Sunday, July 15, 2012

Amphitrion, The Infinities, Identity, Fidelity


It was during our senior year in high school, in the last week approaching Christmas break, that our English teacher surprisingly took us to a showing of Amphitrion (link).  We were giddy about being seniors, anxious for the "free life" of college campuses, or at least for the opportunity to work for ourselves.  Actor's Theater of Louisville had some professional actors, but to us they seemed like the young college students who would soon be our contemporaries.

My head was full of mush, but I didn't realize it back then.  I needed to work on myself, but I felt confident and superior and full of potential.  There was a suppressed sexual element to it, no doubt.  And an evolutionary oedipal and rebellious element.  All a part of the giddiness.

The play was held in a downtown loft.  The sexy and scantily clad actresses and actors ran up and down the aisles, and sometimes they looked us in the eye as they spoke their lines.  It was a performance like none I had seen before nor would not see again until I saw A Funny Thing Happened To Me On The Way To The Forum decades later at a dinner theater.  Amphitrion is that kind of a farce, adapted with seemingly impromptu burlesque and slapstick.

At its deepest level, like Shakespeare's A Midsummer Night's Dream, Amphitrion addresses the issues of identity, fidelity, and the sometimes jackassed nature of humans.  Both plays have mythic gods playing interference with human relationships.  Part of the comedy is in the rude awakening, the double-take of surprise when humans run up against the uncanny.

Ladies and gentlemen of the jury.  The actors ply their cases directly to the audience.  We'd seen this before--for instance, Dobie Gillis did it again and again under the statue of The Thinker--but that was television.
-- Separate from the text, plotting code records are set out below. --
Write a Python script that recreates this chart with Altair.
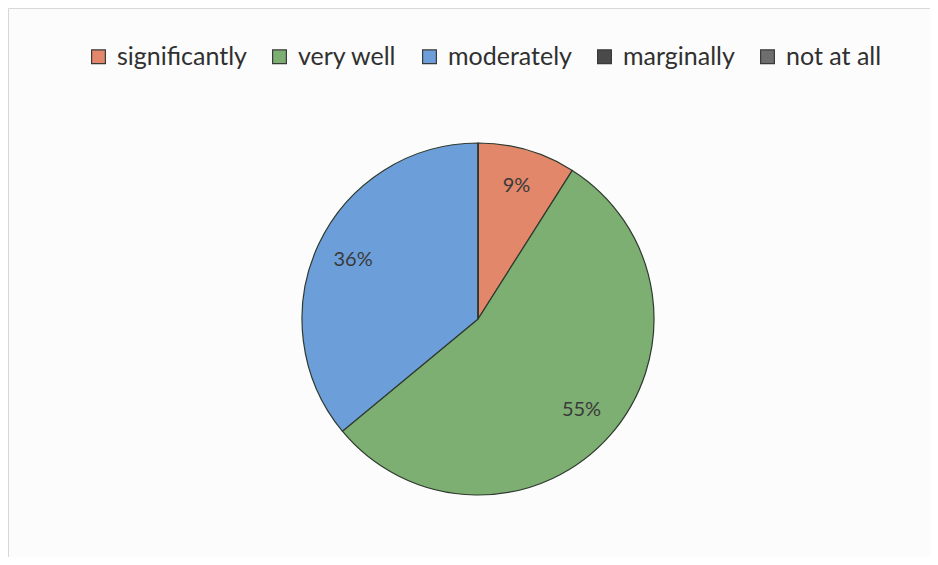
import altair as alt
import pandas as pd

categories = ["significantly", "very well", "moderately", "marginally", "not at all"]
values = [9, 55, 36, 0, 0]
labels = ["9%", "55%", "36%", "", ""]
colors = ["#E2876A", "#7DAE72", "#6C9FDA", "#4A4A4A", "#6E6E6E"]

df = pd.DataFrame({"category": categories, "value": values, "label": labels,
                   "idx": list(range(len(categories)))})

color = alt.Color("category:N", sort=categories,
                  scale=alt.Scale(domain=categories, range=colors),
                  legend=alt.Legend(title=None, orient="none", direction="horizontal",
                                    legendX=78, legendY=36, columns=5,
                                    symbolType="square", symbolSize=190,
                                    symbolStrokeColor="#3a3a3a", symbolStrokeWidth=1.2,
                                    symbolOpacity=1,
                                    labelFont="Lato", labelFontSize=25, labelColor="#303030",
                                    labelOffset=6, columnPadding=20))

base = alt.Chart(df).encode(
    theta=alt.Theta("value:Q", stack=True),
    order=alt.Order("idx:Q"),
)

pie = base.mark_arc(radius=176, stroke="#2f3a2f", strokeWidth=1.2, opacity=1).encode(
    color=color,
    x=alt.value(470), y=alt.value(311),
)

text = base.mark_text(radius=138, font="Lato", fontSize=20, color="#3a3a3a").encode(
    text="label:N",
    x=alt.value(470), y=alt.value(311),
)

chart = alt.layer(pie, text).properties(
    width=922, height=549, padding=0, background="#fcfcfc"
).configure_view(stroke="#d8d8d8", strokeWidth=1)

chart.save("out.html", embed_options={"renderer": "svg", "actions": False})
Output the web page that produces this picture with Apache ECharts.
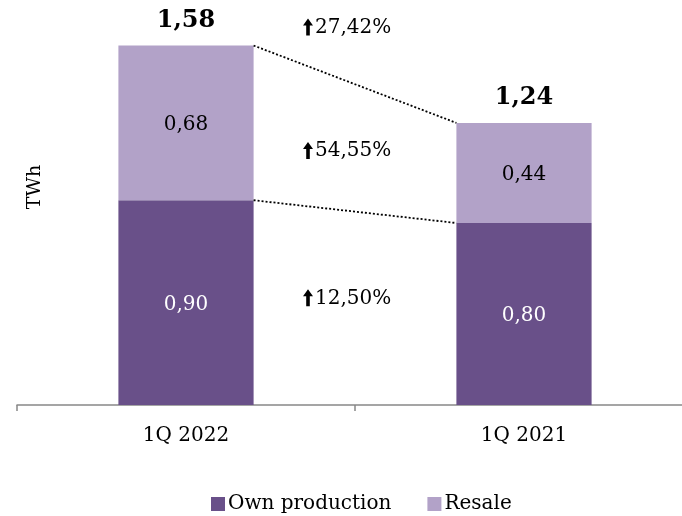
<!DOCTYPE html>
<html>
<head>
<meta charset="utf-8">
<script src="https://cdn.jsdelivr.net/npm/echarts@6/dist/echarts.min.js"></script>
<style>
  html, body { margin: 0; padding: 0; background: #fff; }
  #chart { width: 682px; height: 516px; }
</style>
</head>
<body>
<div id="chart"></div>
<script>
// Electricity volumes by quarter, TWh
const categories = ['1Q 2022', '1Q 2021'];
const ownProduction = [0.90, 0.80];
const resale = [0.68, 0.44];
const totals = [1.58, 1.24];

const FONT = '"DejaVu Serif", "Liberation Serif", serif';
const DARK = '#695089';
const LIGHT = '#B2A2C8';
const BAR_SHARE = 0.4;

const fmt = v => v.toFixed(2).replace('.', ',');
const pct = (a, b) => ((a / b - 1) * 100).toFixed(2).replace('.', ',') + '%';

// Dotted connectors: bar top and own-production top of each quarter
const connectors = [
  [totals[0], totals[1]],
  [ownProduction[0], ownProduction[1]]
];

// Year-over-year change notes: total, resale, own production
const changes = [
  { text: pct(totals[0], totals[1]), kind: 'total' },
  { text: pct(resale[0], resale[1]), kind: 'resale' },
  { text: pct(ownProduction[0], ownProduction[1]), kind: 'own' }
];

// Vertical nudge (px) of each change note relative to its anchor
const NOTE_SHIFT = { total: -18, resale: 3, own: -10 };

const chart = echarts.init(document.getElementById('chart'));

function segMid(kind, i) {
  if (kind === 'resale') return ownProduction[i] + resale[i] / 2;
  return ownProduction[i] / 2;
}

chart.setOption({
  animation: false,
  textStyle: { fontFamily: FONT },
  grid: { left: 17, width: 676, top: 41, bottom: 111, outerBoundsMode: 'none', containLabel: false },
  graphic: [{
    type: 'text',
    x: 35,
    y: 187,
    rotation: Math.PI / 2,
    style: {
      text: 'TWh',
      fill: '#000',
      font: '19px ' + FONT,
      align: 'center',
      verticalAlign: 'middle'
    }
  }],
  legend: {
    data: ['Own production', 'Resale'],
    left: 206,
    top: 489,
    itemWidth: 14,
    itemHeight: 14,
    itemGap: 36,
    icon: 'rect',
    textStyle: { fontFamily: FONT, fontSize: 20, color: '#000', padding: [0, 0, 0, -2] }
  },
  xAxis: {
    type: 'category',
    data: categories,
    axisLine: { lineStyle: { color: '#888', width: 1.5 } },
    axisTick: { show: true, length: 6, lineStyle: { color: '#888', width: 1.5 } },
    axisLabel: { color: '#000', fontSize: 20, fontFamily: FONT, margin: 21 }
  },
  yAxis: {
    type: 'value',
    min: 0,
    max: 1.6,
    show: false
  },
  series: [
    {
      name: 'Own production',
      type: 'bar',
      stack: 'volume',
      barWidth: (BAR_SHARE * 100) + '%',
      data: ownProduction,
      itemStyle: { color: DARK },
      label: {
        show: true,
        position: 'inside',
        offset: [0, 2],
        color: '#fff',
        fontSize: 20,
        fontFamily: FONT,
        formatter: p => fmt(p.value)
      }
    },
    {
      name: 'Resale',
      type: 'bar',
      stack: 'volume',
      data: resale,
      itemStyle: { color: LIGHT },
      label: {
        show: true,
        position: 'inside',
        offset: [0, 2],
        color: '#000',
        fontSize: 20,
        fontFamily: FONT,
        formatter: p => fmt(p.value)
      }
    },
    {
      name: 'Total',
      type: 'scatter',
      symbolSize: 0,
      data: totals,
      itemStyle: { opacity: 1 },
      label: {
        show: true,
        position: 'top',
        distance: 13,
        color: '#000',
        opacity: 1,
        fontSize: 24,
        fontWeight: 'bold',
        fontFamily: FONT,
        formatter: p => fmt(p.value)
      },
      emphasis: { disabled: true },
      z: 5
    },
    {
      name: 'Connectors',
      type: 'custom',
      data: connectors,
      clip: false,
      renderItem: (params, api) => {
        const bw = api.size([1, 0])[0] * BAR_SHARE;
        const p0 = api.coord([0, api.value(0)]);
        const p1 = api.coord([1, api.value(1)]);
        return {
          type: 'line',
          shape: { x1: p0[0] + bw / 2, y1: p0[1], x2: p1[0] - bw / 2, y2: p1[1] },
          style: { stroke: '#000', lineWidth: 1.8, lineDash: [2, 2] }
        };
      },
      z: 4
    },
    {
      name: 'Changes',
      type: 'custom',
      data: changes.map((c, i) => [i, 0]),
      clip: false,
      renderItem: (params, api) => {
        const c = changes[params.dataIndex];
        const a = api.coord([0, 0]);
        const b = api.coord([1, 0]);
        const midX = (a[0] + b[0]) / 2;
        let y;
        if (c.kind === 'total') {
          y = api.coord([0, Math.max(totals[0], totals[1])])[1];
        } else {
          const y0 = api.coord([0, segMid(c.kind, 0)])[1];
          const y1 = api.coord([1, segMid(c.kind, 1)])[1];
          y = (y0 + y1) / 2;
        }
        y += NOTE_SHIFT[c.kind];
        const tx = midX - 40;
        const ax = tx - 7;
        return {
          type: 'group',
          children: [
            {
              type: 'polygon',
              shape: {
                points: [
                  [ax, y - 9], [ax + 5, y - 2], [ax + 1.8, y - 2], [ax + 1.8, y + 8],
                  [ax - 1.8, y + 8], [ax - 1.8, y - 2], [ax - 5, y - 2]
                ]
              },
              style: { fill: '#000' }
            },
            {
              type: 'text',
              style: {
                text: c.text,
                x: tx,
                y: y,
                align: 'left',
                verticalAlign: 'middle',
                fill: '#000',
                font: '20px ' + FONT
              }
            }
          ]
        };
      },
      z: 6
    }
  ]
});
</script>
</body>
</html>
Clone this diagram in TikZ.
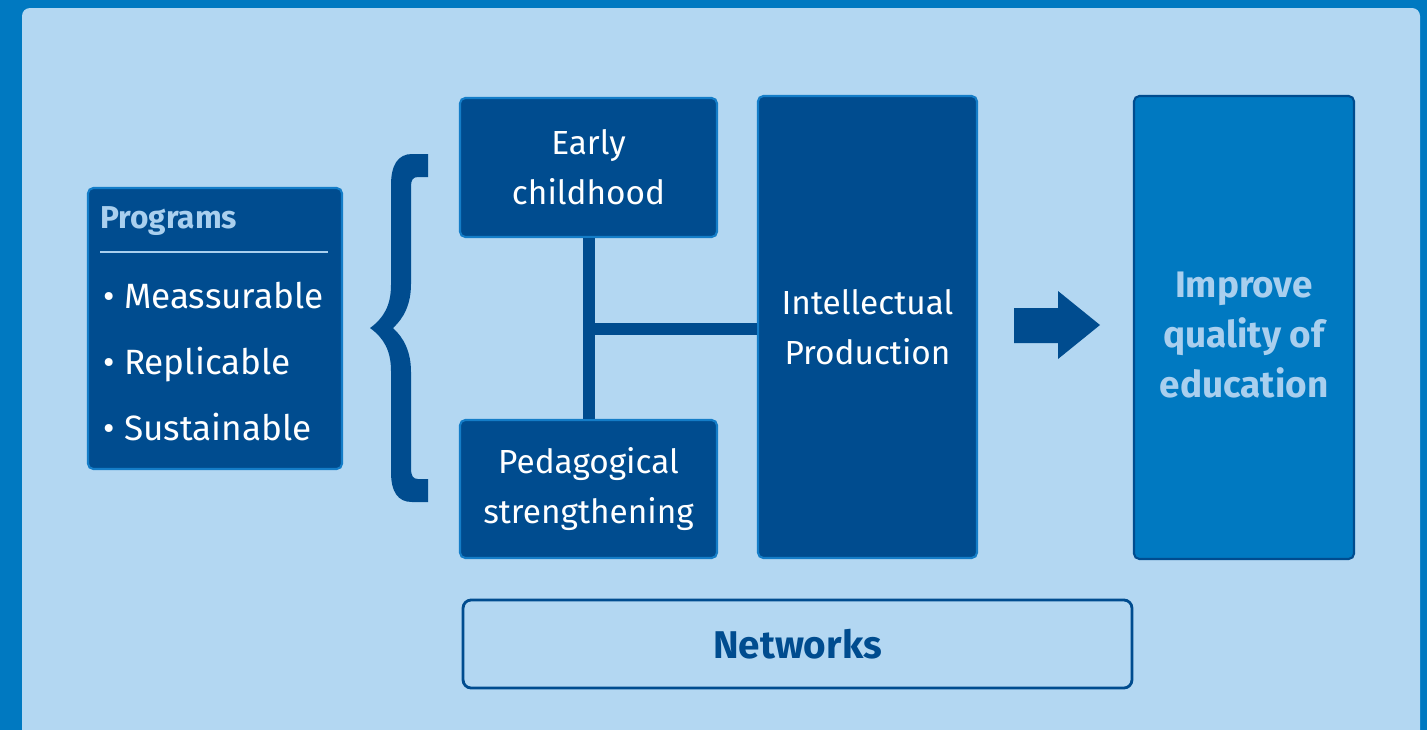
\documentclass[tikz,border=0pt]{standalone}
\usepackage{fontspec}
\setmainfont{Fira Sans}
\usepackage{xcolor}
\usepackage{tikz}

\definecolor{outerblue}{RGB}{0,121,193}
\definecolor{panelblue}{RGB}{179,215,242}
\definecolor{navy}{RGB}{0,76,143}
\definecolor{edgeblue}{RGB}{20,125,200}
\definecolor{paletext}{RGB}{169,207,238}

\begin{document}
\begin{tikzpicture}[x=0.02cm, y=-0.02cm,
    darkbox/.style={draw=edgeblue, line width=1.2pt, fill=navy, rounded corners=3pt, text=white, align=center, font=\fontsize{19}{28.5}\selectfont},
    link/.style={navy, line width=0.24cm},
    item/.style={anchor=base west, text=white, inner sep=0pt, font=\fontsize{20}{24}\selectfont}]
        \useasboundingbox (0,0) rectangle (1427,730);
        % Background and panel
        \fill[outerblue] (0,0) rectangle (1427,730);
        \fill[panelblue, rounded corners=0.16cm] (22,8) rectangle (1420,760);

        % Programs box
        \node[darkbox, minimum width=5.08cm, minimum height=5.62cm] (programs) at (215,328.5) {};
        \node[anchor=base west, inner sep=0pt, text=paletext, font=\fontsize{18}{20}\selectfont\bfseries] (title) at (100,228) {Programs};
        \draw[paletext, line width=1.2pt] (100,252) -- (328,252);
        \node[item] (meas) at (103,308) {\textbullet\ Meassurable};
        \node[item] (repl) at (103,374) {\textbullet\ Replicable};
        \node[item] (sust) at (103,440) {\textbullet\ Sustainable};

        % Brace
        \fill[navy] (428,154) -- (412,154) .. controls (398,154) and (391,165) .. (391,185) -- (391,285)
            .. controls (391,305) and (384,318) .. (370,328) .. controls (384,338) and (391,351) .. (391,371)
            -- (391,472) .. controls (391,492) and (398,502) .. (412,502) -- (428,502) -- (428,479) -- (418,479)
            .. controls (413,479) and (411,476) .. (411,468) -- (411,372) .. controls (411,352) and (404,338) .. (393,328)
            .. controls (404,318) and (411,304) .. (411,284) -- (411,186) .. controls (411,180) and (413,177) .. (418,177)
            -- (428,177) -- cycle;

        % Middle boxes
        \node[darkbox, minimum width=5.14cm, minimum height=2.78cm] (early) at (588.5,167.5) {Early\\childhood};
        \node[darkbox, minimum width=5.14cm, minimum height=2.76cm] (peda) at (588.5,489) {Pedagogical\\strengthening};
        \node[darkbox, minimum width=4.38cm, minimum height=9.24cm] (intel) at (867.5,327) {Intellectual\\Production};

        % Connectors
        \draw[link] (early.south) -- (peda.north) coordinate[midway] (mid);
        \draw[link] (mid) -- (mid -| intel.west);

        % Arrow and result
        \fill[navy] (1014,308) -- (1058,308) -- (1058,291) -- (1100,325) -- (1058,359) -- (1058,343) -- (1014,343) -- cycle;
        \node[darkbox, fill=outerblue, draw=navy, minimum width=4.40cm, minimum height=9.26cm] (improve) at (1244,327.5) {};
        \node[text=paletext, align=center, font=\fontsize{21}{28.5}\selectfont\bfseries] (goal) at (1244,335) {Improve\\quality of\\education};

        % Networks
        \node[draw=navy, line width=1.6pt, rounded corners=0.16cm, minimum width=13.38cm, minimum height=1.76cm,
            text=navy, font=\fontsize{22}{26}\selectfont\bfseries] (networks) at (797.5,644) {Networks};
    \end{tikzpicture}
\end{document}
Amphitrion has its echoes elsewhere in our literature.  Shakespeare read it.  Most recently, John Banville used it in his novel, The Infinities, and Marie Phillips wrote a much more risque version in Gods Behaving Badly.  The Louisville Courier-Journal has a feature today on the Kentucky's Shakespeare Festival held annually each summer in Central Park.


Myths are something which never happened but are always happening.  The old stories never die.